Teachers are in fact a school’s most valuable resource, and Mr. Pringle has already proven himself to be an example of this. Recounting an experience from his internship in a fifth grade Baltimore city classroom, he shares an example of his efforts to give a struggling reader the attention that he needed. “Students were given an independent reading assignment and he was sitting at his desk, staring at the paper. I knew he wasn’t going to read it on his own, so I called him over and said, ‘We’re just gonna read this together.’ We turned our backs to the rest of the class, and I just read with him. He kept saying, ‘I don’t want to do this,’ but I just kept reading with him. I told him, ‘I’m not going to give up.’ And a tear was falling out of his eye. In that moment, I wanted to cry with him too. But we got through it. And I’ve never felt so emotionally full and so fulfilled. Because I knew I was in the right place.”

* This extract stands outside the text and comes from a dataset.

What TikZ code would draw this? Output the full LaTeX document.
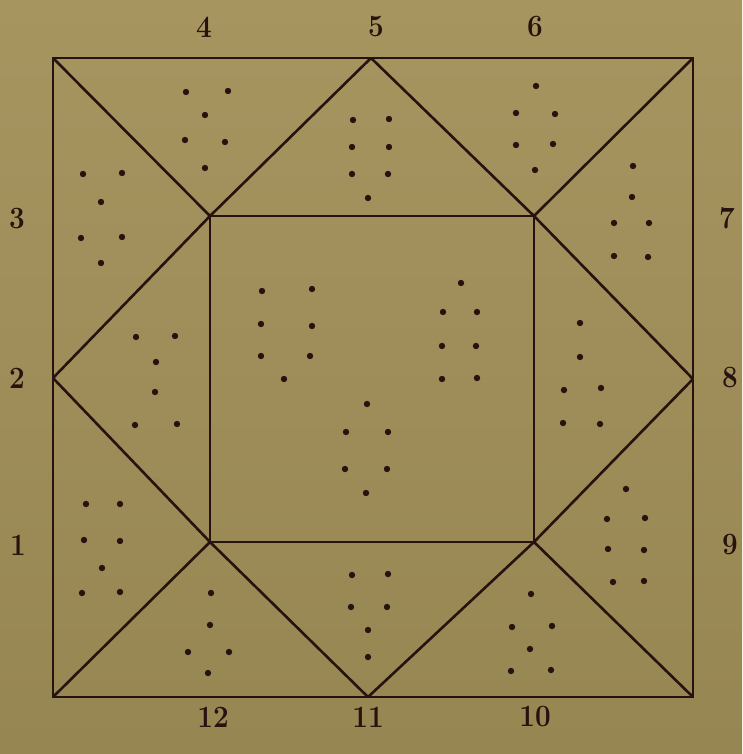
\documentclass[tikz,border=0pt]{standalone}
\usepackage{graphicx}
\newcommand{\digs}[1]{\scalebox{0.9}[1]{#1}}
\begin{document}
\begin{tikzpicture}[x=1pt,y=-1pt,
  ink/.style={draw=inkc,line width=2.6pt,line join=round,line cap=round},
  pip/.style={fill=inkc},
  lab/.style={text=inkc,font=\fontsize{31}{31}\selectfont\bfseries,inner sep=0pt}]
\definecolor{inkc}{RGB}{38,18,14}
\definecolor{bgtop}{RGB}{167,149,96}
\definecolor{bgbot}{RGB}{150,134,82}
\shade[top color=bgtop,bottom color=bgbot] (0,0) rectangle (742,754);
\useasboundingbox (0,0) rectangle (742,754);
% outer corners and midpoints
\coordinate (A) at (53,58);
\coordinate (B) at (693,58);
\coordinate (C) at (693,697);
\coordinate (D) at (53,697);
\coordinate (Mt) at (371,58);
\coordinate (Mr) at (693,379);
\coordinate (Mb) at (368,697);
\coordinate (Ml) at (53,378);
% inner square
\coordinate (P) at (210,216);
\coordinate (Q) at (534,216);
\coordinate (R) at (534,542);
\coordinate (S) at (210,542);
\draw[ink] (A) -- (B) -- (C) -- (D) -- cycle;
\draw[ink] (P) -- (Q) -- (R) -- (S) -- cycle;
\draw[ink] (A) -- (P) -- (Mt) -- (Q) -- (B);
\draw[ink] (Q) -- (Mr) -- (R) -- (C);
\draw[ink] (R) -- (Mb) -- (S) -- (D);
\draw[ink] (S) -- (Ml) -- (P);
% pips
\foreach \p in {
 (186,92),(228,91),(205,115),(185,140),(225,142),(205,168),
 (83,174),(122,173),(101,202),(81,238),(122,237),(101,263),
 (353,120),(389,119),(352,147),(389,147),(352,174),(388,174),(368,198),
 (536,86),(516,113),(555,114),(516,145),(553,144),(535,170),
 (633,166),(632,197),(614,223),(649,223),(614,256),(648,257),
 (136,337),(175,336),(156,362),(155,392),(135,425),(177,424),
 (262,291),(312,289),(261,324),(312,326),(261,356),(310,356),(284,379),
 (461,283),(443,312),(477,312),(442,346),(476,346),(442,379),(477,378),
 (367,404),(346,432),(388,432),(345,469),(387,469),(366,493),
 (580,323),(580,357),(564,390),(601,388),(563,423),(600,424),
 (86,504),(120,504),(84,540),(120,541),(102,568),(82,593),(120,592),
 (211,593),(210,625),(188,652),(229,652),(208,673),
 (352,575),(388,574),(351,607),(387,607),(368,630),(368,657),
 (626,489),(607,519),(645,518),(608,549),(644,550),(613,582),(644,581),
 (531,594),(512,627),(552,626),(530,649),(511,671),(551,670)}
  \fill[pip] \p circle (3.2);
% labels
\node[lab] (l4) at (204,27) {\digs{4}};
\node[lab] (l5) at (376,27) {\digs{5}};
\node[lab] (l6) at (535,27) {\digs{6}};
\node[lab] (l3) at (17,219) {\digs{3}};
\node[lab] (l7) at (727,218) {\digs{7}};
\node[lab] (l2) at (17,378) {\digs{2}};
\node[lab] (l8) at (730,378) {\digs{8}};
\node[lab] (l1) at (18,545) {\digs{1}};
\node[lab] (l9) at (730,545) {\digs{9}};
\node[lab] (l12) at (213,717) {\digs{12}};
\node[lab] (l11) at (368,717) {\digs{11}};
\node[lab] (l10) at (535,717) {\digs{10}};
\end{tikzpicture}
\end{document}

Often, Jaylin maintains, the difference between a strong and weak educational experience for a young person lies in the existence of high expectations or the lack thereof. “Students will say, ‘It’s elementary school. None of this is going to matter until I get to middle school.” But of course, it matters deeply. The research is clear that students’ future outcomes are at great risk if they are not reading with proficiency by the end of third grade. “I want all of my students, [as early as] kindergarten, to understand the seriousness with which I approach the work. And I want that to inspire them to be serious in their academics.”

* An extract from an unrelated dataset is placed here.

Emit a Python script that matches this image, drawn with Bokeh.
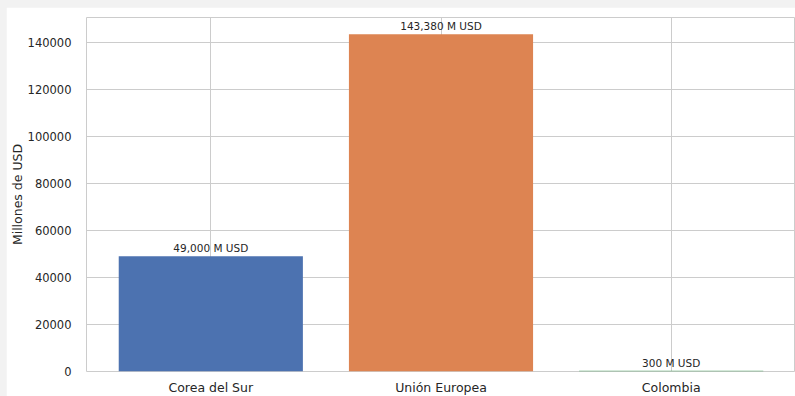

Having been on the receiving end of inspiration on many occasions, Jaylin cites caring mentors as critical to his decision to pursue teaching. Originally intending to study architecture and then political science, it wasn’t until sophomore year that he walked into the School of Education and Urban Studies to speak to the department chair. He wasn’t expecting to meet Dr. Thurman Bridges, who shared his own experience with transitioning into education from a different career, a story that immediately resonated with Jaylin. “His energy was so representative of the whole education department at Morgan.” Jaylin later had the privilege of learning from professor Dr. Simone Gibson, who introduced him to the science of reading and connected him to a summer fellowship teaching first through 8th grade students in Washington, DC. She also opened doors to the wider world, as Jaylin took part in a study abroad trip to Cuba to learn about the country’s literacy brigade in the 1960s.

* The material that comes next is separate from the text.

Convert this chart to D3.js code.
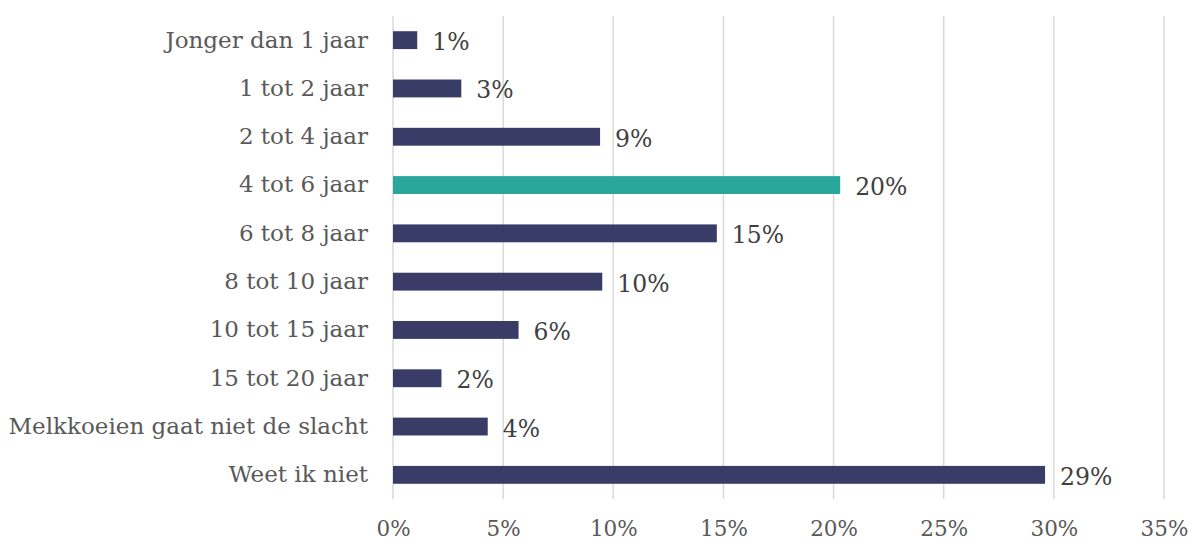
<!DOCTYPE html>
<html>
<head>
<meta charset="utf-8">
<script src="https://cdn.jsdelivr.net/npm/d3@7"></script>
<style>
 body { margin: 0; background: #fff; }
 text { font-family: "DejaVu Serif", serif; }
</style>
</head>
<body>
<svg id="chart" width="1192" height="543"></svg>
<script>
// data
var categories = ["Jonger dan 1 jaar", "1 tot 2 jaar", "2 tot 4 jaar", "4 tot 6 jaar", "6 tot 8 jaar",
  "8 tot 10 jaar", "10 tot 15 jaar", "15 tot 20 jaar", "Melkkoeien gaat niet de slacht", "Weet ik niet"];
var values = [1.1, 3.1, 9.4, 20.3, 14.7, 9.5, 5.7, 2.2, 4.3, 29.6];
var labels = ["1%", "3%", "9%", "20%", "15%", "10%", "6%", "2%", "4%", "29%"];
var highlight = ["4 tot 6 jaar"];
var ticks = [0, 5, 10, 15, 20, 25, 30, 35];

var svg = d3.select('#chart');
var mLeft = 393, mRight = 1164, mTop = 16, mBottom = 499;

var x = d3.scaleLinear().domain([0, 35]).range([mLeft, mRight]);
var y = d3.scaleBand().domain(categories).range([mTop, mBottom]).paddingInner(0.63).paddingOuter(0.315);

// gridlines
svg.append('g').selectAll('line').data(ticks).enter().append('line')
   .attr('x1', d => x(d)).attr('x2', d => x(d))
   .attr('y1', mTop).attr('y2', mBottom)
   .style('stroke', '#d9d9d9').style('stroke-width', 1.5);

// x axis labels
var xAxis = svg.append('g').attr('transform', 'translate(0,' + mBottom + ')')
   .call(d3.axisBottom(x).tickValues(ticks).tickFormat(d => d + '%').tickSize(0).tickPadding(22));
xAxis.select('.domain').remove();
xAxis.selectAll('text').style('font-size', '21.5px').style('fill', '#595959').style('font-family', '"DejaVu Serif", serif');

// y axis labels
var yAxis = svg.append('g').attr('transform', 'translate(' + (mLeft - 25) + ',0)')
   .call(d3.axisLeft(y).tickSize(0).tickPadding(0));
yAxis.select('.domain').remove();
yAxis.selectAll('text').style('font-size', '23px').style('fill', '#595959').style('font-family', '"DejaVu Serif", serif');

var rows = categories.map((c, i) => ({cat: c, v: values[i], lab: labels[i]}));

svg.append('g').selectAll('rect').data(rows).enter().append('rect')
   .attr('x', x(0))
   .attr('y', d => y(d.cat))
   .attr('width', d => x(d.v) - x(0))
   .attr('height', y.bandwidth())
   .style('fill', d => highlight.indexOf(d.cat) >= 0 ? '#2aa79b' : '#383c66');

svg.append('g').selectAll('text').data(rows).enter().append('text')
   .attr('x', d => x(d.v) + 15)
   .attr('y', d => y(d.cat) + y.bandwidth() / 2 + 10)
   .style('font-size', '23.5px').style('fill', '#404040')
   .text(d => d.lab);
</script>
</body>
</html>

Jaylin’s skills teaching literacy and passion for the work will undoubtedly afford him many options in his job search for the coming school year. Citing a dedicated principal, low staff turnover, and community buy-in as key ingredients of well-defined, affirming school culture, Jaylin is excited to find a school home where both he and his students can flourish. In addition to his classroom teaching, he hopes his future school will enthusiastically support his plans to be a speech and debate coach, starting a team from scratch if there isn’t one. “I don’t want to be in a place where I have to fight to do something positive. I know I want to contribute.I want to be involved.”
And what is Jaylin’s dream for the field of education as a whole? “I wish people would have respect for teachers when it comes to their students’ academic health in the same way that they respect pediatricians with children’s physical health. Illiteracy is just as dire as a physical ailment, with potentially worse outcomes.” With brilliant minds like Jaylin Pringle committed to combat low expectations and scarcity of opportunity for young people, that dream doesn’t feel so out of reach.